You don't convince an ostrich by talking at him.

I when I was volunteering on the Kerry campaign in Bucks County PA, in 2004, I was surprised at the way my fellow Dems would talk to the people they would meet. They always rushed to talk and judge, and never wanted to listen.

If you don't rush at a guy, it's pretty easy to go from "I'm interested in personal liberty so I'm voting for Bush" to "Habeas Corpus, what's that?"

Start from a position of respect. They don't disagree with you because they're stupid, they disagree with you because, they don't have all the facts, or their relative values are different from yours, or they haven't actually examined what they really value.

Very few people are convinced by someone telling them they are wrong.
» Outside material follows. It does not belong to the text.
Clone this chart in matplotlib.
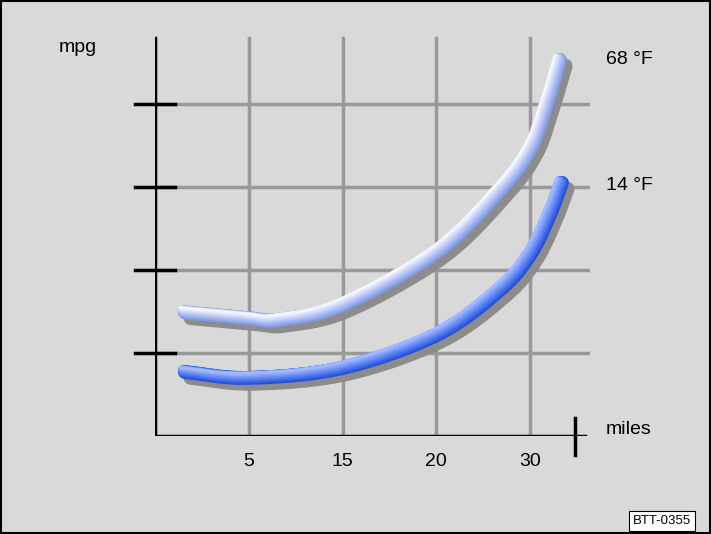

Nobody wants to be wrong. Wrong is stupid. But if they come to a new conclusion by themselves after examining what they value, and taking a fresh look at the facts, they can be open-minded, whithout ever having been stupid.

So honestly ask more than you tell. If nothing else, it makes you harder to ignore.

Unknown said...

GAH, can we PLEASE get Brin a spot at the podium at the Democrat convention next year??

I would love to hear this from that stage. How refreshing it would be to see "NOT-politics-as-usual". But, after the semi-fiasco of the Democratic congress this year I'm becoming sadly, cynically, convinced the Dem's don't want change either.

Anonymous said...

Why do you keep saying Ron Paul is "out of his mind" and such? Have you spent much time actually reading what he himself says? Or do you only know him thru the filter? I mean, what indications do you have that he is "mad" other than you dont agree with his economics? Have you read anything of Austrian economics?

You are trying to get people to rally together to kick out the tyrants, yet you spit on the man who is currently most capable of restoring some sanity.